---- Dataset records

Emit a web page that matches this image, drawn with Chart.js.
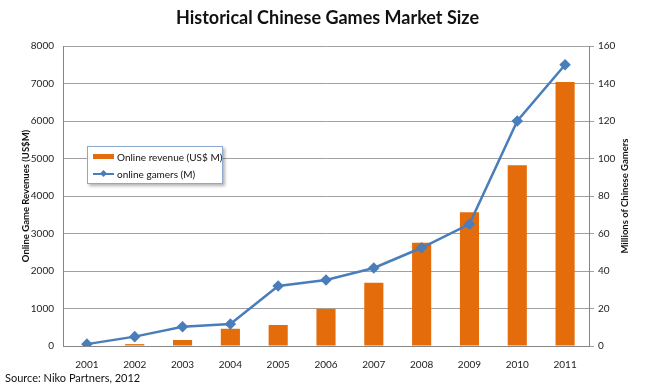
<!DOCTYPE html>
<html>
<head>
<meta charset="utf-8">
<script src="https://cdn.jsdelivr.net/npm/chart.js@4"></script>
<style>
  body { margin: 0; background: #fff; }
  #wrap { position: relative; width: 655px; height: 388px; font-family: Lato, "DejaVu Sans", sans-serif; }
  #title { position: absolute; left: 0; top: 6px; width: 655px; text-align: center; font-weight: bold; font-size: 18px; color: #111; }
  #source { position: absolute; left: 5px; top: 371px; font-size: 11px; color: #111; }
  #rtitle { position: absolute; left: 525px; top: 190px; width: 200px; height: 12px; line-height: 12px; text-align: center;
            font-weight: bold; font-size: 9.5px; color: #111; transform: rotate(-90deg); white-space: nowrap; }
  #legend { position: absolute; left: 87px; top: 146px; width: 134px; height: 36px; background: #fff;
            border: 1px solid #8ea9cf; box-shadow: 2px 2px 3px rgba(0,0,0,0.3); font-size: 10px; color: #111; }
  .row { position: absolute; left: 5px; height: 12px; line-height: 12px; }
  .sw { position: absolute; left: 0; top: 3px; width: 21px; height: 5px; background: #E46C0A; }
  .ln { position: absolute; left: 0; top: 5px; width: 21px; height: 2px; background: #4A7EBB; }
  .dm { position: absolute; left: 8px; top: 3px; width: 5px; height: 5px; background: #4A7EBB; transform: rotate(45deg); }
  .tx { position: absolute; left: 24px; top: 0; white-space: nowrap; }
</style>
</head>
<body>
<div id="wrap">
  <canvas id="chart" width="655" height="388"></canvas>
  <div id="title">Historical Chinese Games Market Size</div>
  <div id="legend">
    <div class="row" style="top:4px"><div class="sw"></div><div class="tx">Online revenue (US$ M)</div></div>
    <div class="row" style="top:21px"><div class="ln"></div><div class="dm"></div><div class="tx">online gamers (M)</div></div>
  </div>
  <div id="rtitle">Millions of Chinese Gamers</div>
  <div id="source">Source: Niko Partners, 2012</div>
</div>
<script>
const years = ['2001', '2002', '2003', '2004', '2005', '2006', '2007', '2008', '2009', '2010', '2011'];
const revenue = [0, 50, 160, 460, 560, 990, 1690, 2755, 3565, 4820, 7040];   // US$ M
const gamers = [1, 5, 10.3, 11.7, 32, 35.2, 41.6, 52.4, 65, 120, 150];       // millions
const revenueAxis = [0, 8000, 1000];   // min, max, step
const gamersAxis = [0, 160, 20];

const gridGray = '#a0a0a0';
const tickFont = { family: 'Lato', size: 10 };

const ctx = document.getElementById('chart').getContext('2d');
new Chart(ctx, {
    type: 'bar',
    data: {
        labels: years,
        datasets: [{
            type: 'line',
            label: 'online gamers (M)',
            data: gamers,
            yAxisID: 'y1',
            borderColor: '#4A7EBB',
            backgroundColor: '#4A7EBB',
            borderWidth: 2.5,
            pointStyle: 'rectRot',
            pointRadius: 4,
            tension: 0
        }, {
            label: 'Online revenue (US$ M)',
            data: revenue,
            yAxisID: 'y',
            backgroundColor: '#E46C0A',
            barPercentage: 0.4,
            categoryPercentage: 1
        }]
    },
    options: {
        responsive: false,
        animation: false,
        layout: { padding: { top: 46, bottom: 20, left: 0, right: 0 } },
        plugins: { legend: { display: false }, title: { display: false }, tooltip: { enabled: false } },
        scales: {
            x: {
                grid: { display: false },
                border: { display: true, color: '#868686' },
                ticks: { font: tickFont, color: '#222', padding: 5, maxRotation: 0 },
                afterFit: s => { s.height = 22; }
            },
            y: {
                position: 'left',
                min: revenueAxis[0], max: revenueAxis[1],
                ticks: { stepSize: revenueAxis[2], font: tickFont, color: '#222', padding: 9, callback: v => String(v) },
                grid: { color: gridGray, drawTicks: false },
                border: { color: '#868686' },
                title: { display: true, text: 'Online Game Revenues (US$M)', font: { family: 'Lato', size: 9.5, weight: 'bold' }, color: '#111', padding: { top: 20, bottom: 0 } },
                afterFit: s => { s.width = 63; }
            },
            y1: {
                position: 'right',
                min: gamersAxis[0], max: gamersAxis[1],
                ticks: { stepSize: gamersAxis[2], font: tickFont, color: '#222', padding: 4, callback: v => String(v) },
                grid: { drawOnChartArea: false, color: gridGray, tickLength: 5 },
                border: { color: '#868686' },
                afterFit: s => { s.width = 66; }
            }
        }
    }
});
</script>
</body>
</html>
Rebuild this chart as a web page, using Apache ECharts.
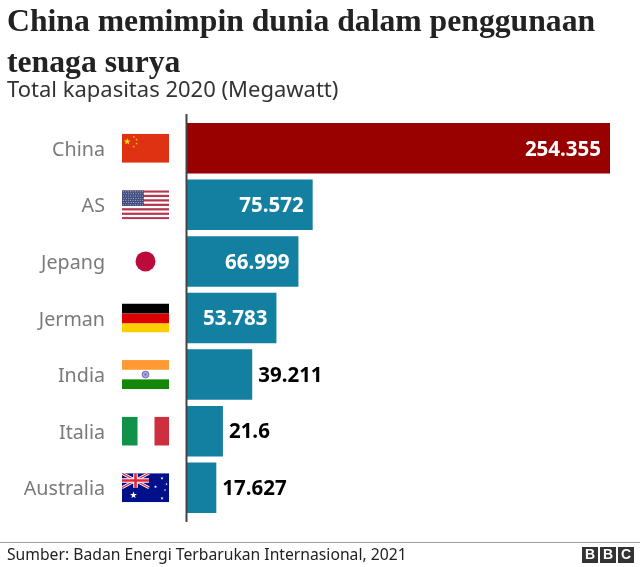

--------

> [Task statement]
Copy every line of the data exactly as written, excluding the pictures.

> [The solution]
Emit a web page that matches this image, drawn with Chart.js.
<!DOCTYPE html>
<html>
<head>
<meta charset="utf-8">
<script src="https://cdn.jsdelivr.net/npm/chart.js@4"></script>
<style>
  body { margin: 0; background: #fff; }
  #wrap { position: relative; width: 655px; height: 388px; font-family: Lato, "DejaVu Sans", sans-serif; }
  #title { position: absolute; left: 0; top: 6px; width: 655px; text-align: center; font-weight: bold; font-size: 18px; color: #111; }
  #source { position: absolute; left: 5px; top: 371px; font-size: 11px; color: #111; }
  #rtitle { position: absolute; left: 525px; top: 190px; width: 200px; height: 12px; line-height: 12px; text-align: center;
            font-weight: bold; font-size: 9.5px; color: #111; transform: rotate(-90deg); white-space: nowrap; }
  #legend { position: absolute; left: 87px; top: 146px; width: 134px; height: 36px; background: #fff;
            border: 1px solid #8ea9cf; box-shadow: 2px 2px 3px rgba(0,0,0,0.3); font-size: 10px; color: #111; }
  .row { position: absolute; left: 5px; height: 12px; line-height: 12px; }
  .sw { position: absolute; left: 0; top: 3px; width: 21px; height: 5px; background: #E46C0A; }
  .ln { position: absolute; left: 0; top: 5px; width: 21px; height: 2px; background: #4A7EBB; }
  .dm { position: absolute; left: 8px; top: 3px; width: 5px; height: 5px; background: #4A7EBB; transform: rotate(45deg); }
  .tx { position: absolute; left: 24px; top: 0; white-space: nowrap; }
</style>
</head>
<body>
<div id="wrap">
  <canvas id="chart" width="655" height="388"></canvas>
  <div id="title">Historical Chinese Games Market Size</div>
  <div id="legend">
    <div class="row" style="top:4px"><div class="sw"></div><div class="tx">Online revenue (US$ M)</div></div>
    <div class="row" style="top:21px"><div class="ln"></div><div class="dm"></div><div class="tx">online gamers (M)</div></div>
  </div>
  <div id="rtitle">Millions of Chinese Gamers</div>
  <div id="source">Source: Niko Partners, 2012</div>
</div>
<script>
const years = ['2001', '2002', '2003', '2004', '2005', '2006', '2007', '2008', '2009', '2010', '2011'];
const revenue = [0, 50, 160, 460, 560, 990, 1690, 2755, 3565, 4820, 7040];   // US$ M
const gamers = [1, 5, 10.3, 11.7, 32, 35.2, 41.6, 52.4, 65, 120, 150];       // millions
const revenueAxis = [0, 8000, 1000];   // min, max, step
const gamersAxis = [0, 160, 20];

const gridGray = '#a0a0a0';
const tickFont = { family: 'Lato', size: 10 };

const ctx = document.getElementById('chart').getContext('2d');
new Chart(ctx, {
    type: 'bar',
    data: {
        labels: years,
        datasets: [{
            type: 'line',
            label: 'online gamers (M)',
            data: gamers,
            yAxisID: 'y1',
            borderColor: '#4A7EBB',
            backgroundColor: '#4A7EBB',
            borderWidth: 2.5,
            pointStyle: 'rectRot',
            pointRadius: 4,
            tension: 0
        }, {
            label: 'Online revenue (US$ M)',
            data: revenue,
            yAxisID: 'y',
            backgroundColor: '#E46C0A',
            barPercentage: 0.4,
            categoryPercentage: 1
        }]
    },
    options: {
        responsive: false,
        animation: false,
        layout: { padding: { top: 46, bottom: 20, left: 0, right: 0 } },
        plugins: { legend: { display: false }, title: { display: false }, tooltip: { enabled: false } },
        scales: {
            x: {
                grid: { display: false },
                border: { display: true, color: '#868686' },
                ticks: { font: tickFont, color: '#222', padding: 5, maxRotation: 0 },
                afterFit: s => { s.height = 22; }
            },
            y: {
                position: 'left',
                min: revenueAxis[0], max: revenueAxis[1],
                ticks: { stepSize: revenueAxis[2], font: tickFont, color: '#222', padding: 9, callback: v => String(v) },
                grid: { color: gridGray, drawTicks: false },
                border: { color: '#868686' },
                title: { display: true, text: 'Online Game Revenues (US$M)', font: { family: 'Lato', size: 9.5, weight: 'bold' }, color: '#111', padding: { top: 20, bottom: 0 } },
                afterFit: s => { s.width = 63; }
            },
            y1: {
                position: 'right',
                min: gamersAxis[0], max: gamersAxis[1],
                ticks: { stepSize: gamersAxis[2], font: tickFont, color: '#222', padding: 4, callback: v => String(v) },
                grid: { drawOnChartArea: false, color: gridGray, tickLength: 5 },
                border: { color: '#868686' },
                afterFit: s => { s.width = 66; }
            }
        }
    }
});
</script>
</body>
</html>
Rebuild this chart as a web page, using Apache ECharts.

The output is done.